The political campaign season has descended on west Oakland County — as well as across the state and nation — in full force. With the Aug. 7 primary election looming, lakes area residents are already subject to a torrent of advertising, including traditional signs and mailers, for candidates seeking elected office. Although we detailed local rules regarding political signage in today’s edition of the Spinal Column Newsweekly, apparently a more obscure state rule is going unheeded. Those in west Oakland County who we know are in violation — most likely unintentionally due to the somewhat esoteric nature of the rule itself — need to take the steps necessary to make sure they are in compliance with state codes, therefore avoiding potentially serious penalties.
At issue is Michigan Administrative Code (MAC) 436.1335, which applies to those licensed through the state Liquor Control Commission (LCC) to sell alcohol in the state of Michigan. Specifically, the rule states that “a licensee shall not display advertising that advocates the election of a person or political party on the inside or outside of a licensed premises.”

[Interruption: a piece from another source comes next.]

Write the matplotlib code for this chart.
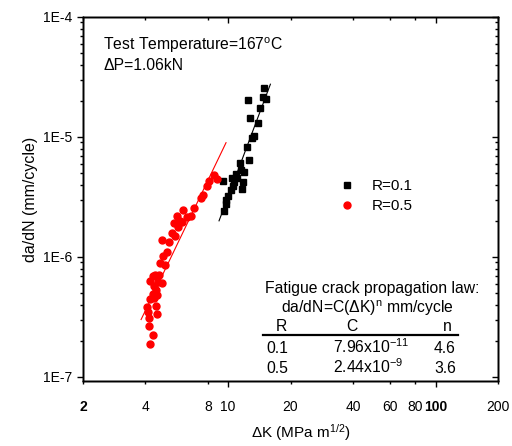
import matplotlib
matplotlib.use('Agg')
import matplotlib.pyplot as plt
import numpy as np
from matplotlib.lines import Line2D
from matplotlib.ticker import FixedLocator, FixedFormatter, LogLocator, NullFormatter

plt.rcParams['font.family'] = ['Liberation Sans', 'DejaVu Sans']
plt.rcParams['mathtext.fontset'] = 'custom'
plt.rcParams['mathtext.rm'] = 'Liberation Sans'
plt.rcParams['mathtext.it'] = 'Liberation Sans:italic'
plt.rcParams['mathtext.bf'] = 'Liberation Sans:bold'

# ---- data ----
dk_r01 = [14.95, 14.66, 15.24, 12.52, 14.26, 12.80, 13.87, 13.37, 13.05, 12.30,
          12.59, 11.42, 11.59, 11.97, 10.96, 10.42, 11.10, 9.49, 11.84, 10.69,
          10.60, 11.64, 10.28, 10.00, 9.83, 9.75, 9.60]
dadn_r01 = [2.56e-5, 2.17e-5, 2.07e-5, 2.03e-5, 1.74e-5, 1.44e-5, 1.31e-5, 1.025e-5, 9.87e-6, 8.29e-6,
            6.47e-6, 6.05e-6, 5.35e-6, 5.08e-6, 4.91e-6, 4.58e-6, 4.55e-6, 4.27e-6, 4.19e-6, 4.19e-6,
            3.87e-6, 3.69e-6, 3.63e-6, 3.22e-6, 2.98e-6, 2.75e-6, 2.42e-6]

dk_r05 = [8.88, 8.59, 8.12, 7.94, 7.60, 7.41, 6.85, 6.09, 6.61, 6.32,
          5.66, 5.87, 5.51, 6.00, 5.74, 5.35, 5.55, 4.78, 5.19, 5.06,
          4.84, 4.70, 4.97, 4.45, 4.67, 4.21, 4.40, 4.61, 4.50, 4.33,
          4.56, 4.21, 4.40, 4.06, 4.50, 4.13, 4.53, 4.17, 4.17, 4.37,
          4.21, 4.79, 4.37]
dadn_r05 = [4.50e-6, 4.80e-6, 4.27e-6, 3.87e-6, 3.30e-6, 3.09e-6, 2.55e-6, 2.48e-6, 2.21e-6, 2.17e-6,
            2.19e-6, 2.00e-6, 1.905e-6, 1.94e-6, 1.79e-6, 1.57e-6, 1.49e-6, 1.38e-6, 1.34e-6, 1.10e-6,
            1.02e-6, 8.95e-7, 8.51e-7, 7.02e-7, 7.10e-7, 6.25e-7, 5.78e-7, 6.17e-7, 5.35e-7, 4.92e-7,
            4.82e-7, 4.47e-7, 4.52e-7, 3.80e-7, 3.87e-7, 3.45e-7, 3.34e-7, 3.13e-7, 2.67e-7, 2.22e-7,
            1.87e-7, 6.08e-7, 6.92e-7]

R_labels = ['0.1', '0.5']
C_values = [7.96e-11, 2.44e-9]
C_labels = [r'7.96x10$^{-11}$', r'2.44x10$^{-9}$']
n_values = [4.6, 3.6]
fit_range_r01 = [9.05, 16.0]
fit_range_r05 = [3.81, 9.78]

x_ticks = [2, 4, 8, 10, 20, 40, 60, 80, 100, 200]
x_ticklabels = ['2', '4', '8', '10', '20', '40', '60', '80', '100', '200']
x_long = [10, 100]
y_ticks = [1e-7, 1e-6, 1e-5, 1e-4]
y_ticklabels = ['1E-7', '1E-6', '1E-5', '1E-4']
x_lim = (2, 200)
y_lim = (9.26e-8, 1e-4)

# ---- figure ----
W, H = 512, 446
fig = plt.figure(figsize=(W / 100, H / 100), dpi=100)
L, R_, T, B = 83, 498, 17, 381
ax = fig.add_axes([L / W, 1 - B / H, (R_ - L) / W, (B - T) / H])

ax.plot(dk_r01, dadn_r01, ls='none', marker='s', ms=4.3, color='black', mec='black',
        label='R=0.1', zorder=3)
ax.plot(dk_r05, dadn_r05, ls='none', marker='o', ms=5.0, color='red', mec='red',
        label='R=0.5', zorder=3)

xf1 = np.array(fit_range_r01)
ax.plot(xf1, C_values[0] * xf1 ** n_values[0], color='black', lw=0.8, zorder=2)
xf2 = np.array(fit_range_r05)
ax.plot(xf2, C_values[1] * xf2 ** n_values[1], color='red', lw=0.8, zorder=2)

ax.set_xscale('log')
ax.set_yscale('log')
ax.set_xlim(*x_lim)
ax.set_ylim(*y_lim)

# x ticks
ax.xaxis.set_major_locator(FixedLocator(x_ticks))
ax.xaxis.set_major_formatter(FixedFormatter(x_ticklabels))
ax.xaxis.set_minor_locator(FixedLocator([]))
# y ticks
ax.yaxis.set_major_locator(FixedLocator(y_ticks))
ax.yaxis.set_major_formatter(FixedFormatter(y_ticklabels))
ax.yaxis.set_minor_locator(LogLocator(base=10, subs=np.arange(2, 10)))
ax.yaxis.set_minor_formatter(NullFormatter())

ax.tick_params(which='major', direction='out', length=4.5, width=1.0, labelsize=10, pad=3)
ax.tick_params(which='minor', direction='out', length=2.5, width=1.0)
ax.tick_params(axis='x', pad=9.5)

for spine in ax.spines.values():
    spine.set_linewidth(1.0)

# per-tick lengths on x
for tk, val in zip(ax.xaxis.get_major_ticks(), x_ticks):
    if val not in x_long:
        tk.tick1line.set_markersize(2.5)
for lab in ax.get_xticklabels():
    if lab.get_text() in ('2', '100'):
        lab.set_fontweight('bold')

# mirrored top/right axes with inward ticks
axt = ax.twiny()
axt.set_xscale('log')
axt.set_xlim(*x_lim)
axt.xaxis.set_major_locator(FixedLocator(x_ticks))
axt.xaxis.set_minor_locator(FixedLocator([]))
axt.tick_params(axis='x', which='major', direction='in', length=4.5, width=1.0, labeltop=False)
for tk, val in zip(axt.xaxis.get_major_ticks(), x_ticks):
    if val not in x_long:
        tk.tick2line.set_markersize(2.5)
axr = ax.twinx()
axr.set_yscale('log')
axr.set_ylim(*y_lim)
axr.yaxis.set_major_locator(FixedLocator(y_ticks))
axr.yaxis.set_minor_locator(LogLocator(base=10, subs=np.arange(2, 10)))
axr.yaxis.set_minor_formatter(NullFormatter())
axr.tick_params(axis='y', which='major', direction='in', length=4.5, width=1.0, labelright=False)
axr.tick_params(axis='y', which='minor', direction='in', length=2.5, width=1.0)
for a in (axt, axr):
    for spine in a.spines.values():
        spine.set_linewidth(1.0)

ax.set_xlabel('ΔK (MPa m$^{1/2}$)', fontsize=11)
ax.set_ylabel('da/dN (mm/cycle)', fontsize=11.5)
ax.xaxis.set_label_coords(0.525, -0.113)
ax.yaxis.set_label_coords(-0.108, 0.5)

# legend
ax.legend(loc='center left', bbox_to_anchor=(335.5 / W, 1 - 196 / H), bbox_transform=fig.transFigure,
          frameon=False, fontsize=11, handlelength=1.5, handletextpad=0.9, labelspacing=0.4,
          borderpad=0, borderaxespad=0, numpoints=1)

# annotations
def fx(px):
    return px / W

def fy(py):
    return 1 - py / H

fs = 11.3
fig.text(fx(103), fy(50), r'Test Temperature=167$^{\mathrm{o}}$C', fontsize=fs, va='baseline', ha='left')
fig.text(fx(103), fy(70), 'ΔP=1.06kN', fontsize=fs, va='baseline', ha='left')

fig.text(fx(372), fy(293), 'Fatigue crack propagation law:', fontsize=fs, va='baseline', ha='center')
fig.text(fx(367), fy(313), r'da/dN=C(ΔK)$^{\mathrm{n}}$ mm/cycle', fontsize=fs, va='baseline', ha='center')
fig.text(fx(281.7), fy(331), 'R', fontsize=fs, va='baseline', ha='center')
fig.text(fx(351.7), fy(331), 'C', fontsize=fs, va='baseline', ha='center')
fig.text(fx(447), fy(331), 'n', fontsize=fs, va='baseline', ha='center')
fig.add_artist(Line2D([fx(263), fx(458)], [fy(334.5), fy(334.5)], color='black', lw=1.6,
                      transform=fig.transFigure))
row_base = [353, 373]
for rl, cl, nv, yb in zip(R_labels, C_labels, n_values, row_base):
    fig.text(fx(277.5), fy(yb), rl, fontsize=fs, va='baseline', ha='center')
    fig.text(fx(333), fy(yb), cl, fontsize=fs, va='baseline', ha='left')
    fig.text(fx(445), fy(yb), f'{nv:.1f}', fontsize=fs, va='baseline', ha='center')

fig.savefig('out.png', dpi=100)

Moreover, the MAC 436.1001 defines “licensed premises” as “any portion of a building, structure, room, or enclosure on real estate that is owned, leased, used, controlled, or operated by a licensee in the conduct of the business at the location for which the licensee is licensed by the commission, except when otherwise specified by commission rule or written commission order.”
The practical translation of that is that political signage can be displayed outside of liquor-selling establishments, but inside the business is off-limits, as is having political signage in any way affixed to the building’s exterior. Therefore, all those signs you are seeing outside of gas stations that sell alcohol or liquor stores in west Oakland County are in compliance with the rules; anything, however, on the inside of the establishment is a violation, which comes with penalties of a fine of up to $300 for the business, or suspension or revocation of the liquor license, according to Andrea Miller, public information officer for the LCC.
She said that such violations are “not very common,” although if a formal complaint is filed, officials from the LCC will go to the business and investigate. Local police departments also have jurisdiction, she said.
Didn’t know about this rule? Don’t worry — neither did we until we were tipped off by a source raising questions about campaign signage involving a local judicial race. Therefore, we investigated the matter and were told by state officials that the signs in question were placed in accordance with Michigan rules since they weren’t inside a licensed business nor affixed to the exterior. But during our investigation, we also uncovered campaign-related materials for some local candidates inside several businesses that sell alcohol — which, under MAC 436.1335, is a no-no.
We will not identify which licensed businesses that sell alcohol were in violation, nor will we reveal which candidates had their literature inside those businesses. An employee at one such business that the Spinal Column Newsweekly informed of the violation said people from a campaign asked to place literature inside their business. The employee claimed to have no knowledge of the rule, and vowed to take the literature out of the store.
We suspect that employee’s claim of ignorance would be common if we approached all of the businesses with liquor licenses that we’ve seen with campaign-related literature inside. MAC 436.1335 is a largely unknown rule; representatives from the LCC effectively said as much when they reported few complaints of violation. Therefore, we are not claiming that the owners of the licensed establishments, nor anyone in the various campaigns, have been intentionally or maliciously violating LCC guidelines.
However, rules are rules, complete with penalties — including possible suspension or revocation of a liquor license — if the LCC finds the business in violation. The rules need to be followed, however recondite, so we urge business owners with liquor licenses to bone up on them this election season and, if in violation of MAC 436.1335 or any other LCC rule, get the business into compliance. We understand that in all likelihood you’re just trying to help and be an active member in the community by displaying the campaign literature, but we suspect that the “I didn’t know about the rule” argument won’t fly with the LCC.
That also leads us to a word of warning to candidates for office. While we understand that you’re likely just attempting to promote your campaign, it’s important that you, as well, know the rules. If you have literature in a business that sells alcohol, get it back and place it somewhere it’s allowed. If you’ve been actively promoting your candidacy at licensed establishments by displaying campaign materials there, for the sake of the businesses, you would be wise to cease that strategy.
The last thing local businesses need is to be hit with a fine or to have their liquor licenses suspended or revoked all because of what is likely a simple oversight of a fairly obscure provision in state rules.